Late Night (Nisha Ganatra, 2019) 3 out of 4 stars.
From writer/star Mindy Kaling (The Mindy Project) comes a charming, if uneven, new comedy, Late Night, about the lone female late-night talk-show host whose time in the spotlight may be waning. Played by the great Emma Thompson (Alone in Berlin), Katherine Newbury is a television icon possessed of an acerbic wit and zero empathy who must finally learn how to get along with others if she wants to remain on the air. Kaling plays Molly Patel, a new writer whom Katherine feels compelled to hire when her long-suffering producer, Brad (Denis O’Hare, The Pyramid), suggests that she doesn’t get along with other women. Though Molly has very little experience writing professionally, she is nevertheless hired, overjoyed to work for her idol. What seems like a wonderful opportunity quickly sours, however, as she confronts the all-male writer’s room and Katherine’s obnoxiousness. Will she adapt, or get others to adapt to her? And will Katherine survive in her post? All is revealed by the end …
Kaling has a fine sense of timing within each scene, her jokes delivered nicely within director Nisha Ganatra’s mostly competent mise-en-scène. Unfortunately, though individual sequences sparkle, the narrative progression between them is sometimes lumbering. The affair often feels like a feature-length sitcom, overstuffed beyond what its structure can handle, with a mushy score that helps nothing. And yet the central performances, of both Kaling and Thompson, along with solid supporting work from O’Hare, Reid Scott (Dan Egan on Veep) and others, keeps the film from ever being less than engaging.
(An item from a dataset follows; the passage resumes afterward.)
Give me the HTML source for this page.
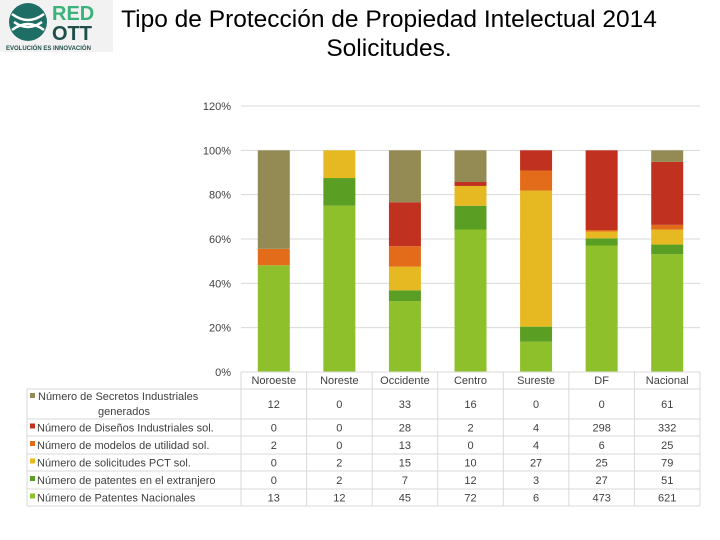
<!DOCTYPE html>
<html><head><meta charset="utf-8"><style>
body{margin:0;background:#fff;font-family:"Liberation Sans",sans-serif}
#wrap{position:relative;width:720px;height:540px;overflow:hidden}
</style></head><body><div id="wrap">
<svg id="svg" width="720" height="540" xmlns="http://www.w3.org/2000/svg">
<g>
<rect x="0" y="0" width="113" height="52" fill="#f2f2f2"/>
<circle cx="28" cy="22" r="19" fill="#1e6e66"/>
<path d="M12 14 Q28 26 44 14 M12 30 Q28 18 44 30 M14 22 Q28 32 42 22" stroke="#fff" stroke-width="2.5" fill="none"/>
<text x="52" y="20" font-size="20" font-weight="bold" fill="#3ab27a">RED</text>
<text x="52" y="40" font-size="20" font-weight="bold" fill="#1e4f4a">OTT</text>
<text x="6" y="50" font-size="6" font-weight="bold" fill="#1e4f4a">EVOLUCIÓN ES INNOVACIÓN</text>
</g>
<text x="389" y="27" text-anchor="middle" font-size="24.5" fill="#000">Tipo de Protección de Propiedad Intelectual  2014</text>
<text x="389" y="56" text-anchor="middle" font-size="24.5" fill="#000">Solicitudes.</text>
<g id="grid"></g><g id="bars"></g><g id="table"></g>
</svg></div>
<script>
const categories=["Noroeste","Noreste","Occidente","Centro","Sureste","DF","Nacional"];
const seriesNames=["Número de Patentes Nacionales","Número de patentes en el extranjero","Número de solicitudes PCT sol.","Número de modelos de utilidad sol.","Número de Diseños Industriales sol.","Número de Secretos Industriales generados"];
const nacionales=[13,12,45,72,6,473,621];
const extranjero=[0,2,7,12,3,27,51];
const pct=[0,2,15,10,27,25,79];
const modelos=[2,0,13,0,4,6,25];
const disenos=[0,0,28,2,4,298,332];
const secretos=[12,0,33,16,0,0,61];
const yTicks=[0,20,40,60,80,100,120];
const series=[nacionales,extranjero,pct,modelos,disenos,secretos];
const colors=["#8dc02a","#5a9e23","#e6b922","#e36c1a","#c0311f","#948a54"];
const NS="http://www.w3.org/2000/svg";
const x0=241,x1=700,y0=372,yTop=106;
const colW=(x1-x0)/categories.length,barW=32;
const y=p=>y0-(p/120)*(y0-yTop);
const xc=i=>x0+colW*(i+0.5);
function mk(t,a,p){const e=document.createElementNS(NS,t);for(const k in a)e.setAttribute(k,a[k]);p.appendChild(e);return e;}
const grid=document.getElementById('grid');
yTicks.forEach(t=>{
 const l=mk('line',{x1:x0,x2:x1,y1:y(t),y2:y(t),stroke:'#d9d9d9','stroke-width':1},grid);
 
 
 const tx=mk('text',{x:231,y:y(t)+4,'text-anchor':'end','font-size':11,fill:'#404040'},grid);
 tx.textContent=t+'%';
 
 
});
const bars=document.getElementById('bars');
categories.forEach((c,i)=>{
 const tot=series.reduce((s,a)=>s+a[i],0);let acc=0;
 series.forEach((a,k)=>{
  const v=a[i]/tot*100;if(v<=0)return;
  const r=mk('rect',{x:xc(i)-barW/2,y:y(acc+v),width:barW,height:y(acc)-y(acc+v),fill:colors[k]},bars);
  
  
  acc+=v;
 });
});
const tb=document.getElementById('table');
const rows=[389,419,436,454,471,489,506];
const ln=(a,b,c,d)=>{const l=mk('line',{x1:a,y1:b,x2:c,y2:d,stroke:'#d9d9d9','stroke-width':1},tb);};
ln(x0,372,x1,372);
rows.forEach(r=>ln(27,r,x1,r));
ln(27,389,27,506);
for(let i=0;i<=categories.length;i++)ln(x0+colW*i,372,x0+colW*i,506);
categories.forEach((c,i)=>{
 const t=mk('text',{x:xc(i),y:384,'text-anchor':'middle','font-size':11,fill:'#404040'},tb);
 t.textContent=c;
 
 
});
const order=[5,4,3,2,1,0];
order.forEach((k,r)=>{
 const top=rows[r],bot=rows[r+1],mid=(top+bot)/2+4;
 const sw=mk('rect',{x:30,y:(r==0?top+4:mid-8),width:5,height:5,fill:colors[k]},tb);
 
 
 if(r==0){
  const a=mk('text',{x:38,y:top+11,'font-size':11,fill:'#404040'},tb);a.textContent="Número de Secretos Industriales";
  
  const b=mk('text',{x:124,y:top+26,'text-anchor':'middle','font-size':11,fill:'#404040'},tb);b.textContent="generados";
  
 }else{
  const a=mk('text',{x:37,y:mid,'font-size':11,fill:'#404040'},tb);a.textContent=seriesNames[k];
  
 }
 categories.forEach((c,i)=>{
  const t=mk('text',{x:xc(i),y:mid,'text-anchor':'middle','font-size':11,fill:'#404040'},tb);
  t.textContent=series[k][i];
  
  
 });
});
</script></body></html>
On top of that, Kaling writes some sharp, incisive moments examining racial and gender stereotypes that are both funny and deeply necessary in our current times. Katherine Newbury may be a pain in the neck, but is she any less so than the men who dominate the business? If they get away with being jerks (and sexist, to boot), why can’t she? On the other hand, there’s nothing wrong with taking the high road, and Molly sets an example of kindness for all to follow, despite the harassment she faces as a person of color and a woman. Late Night, missteps and all, makes you laugh (sometimes out loud!) and think, and that’s no small achievement.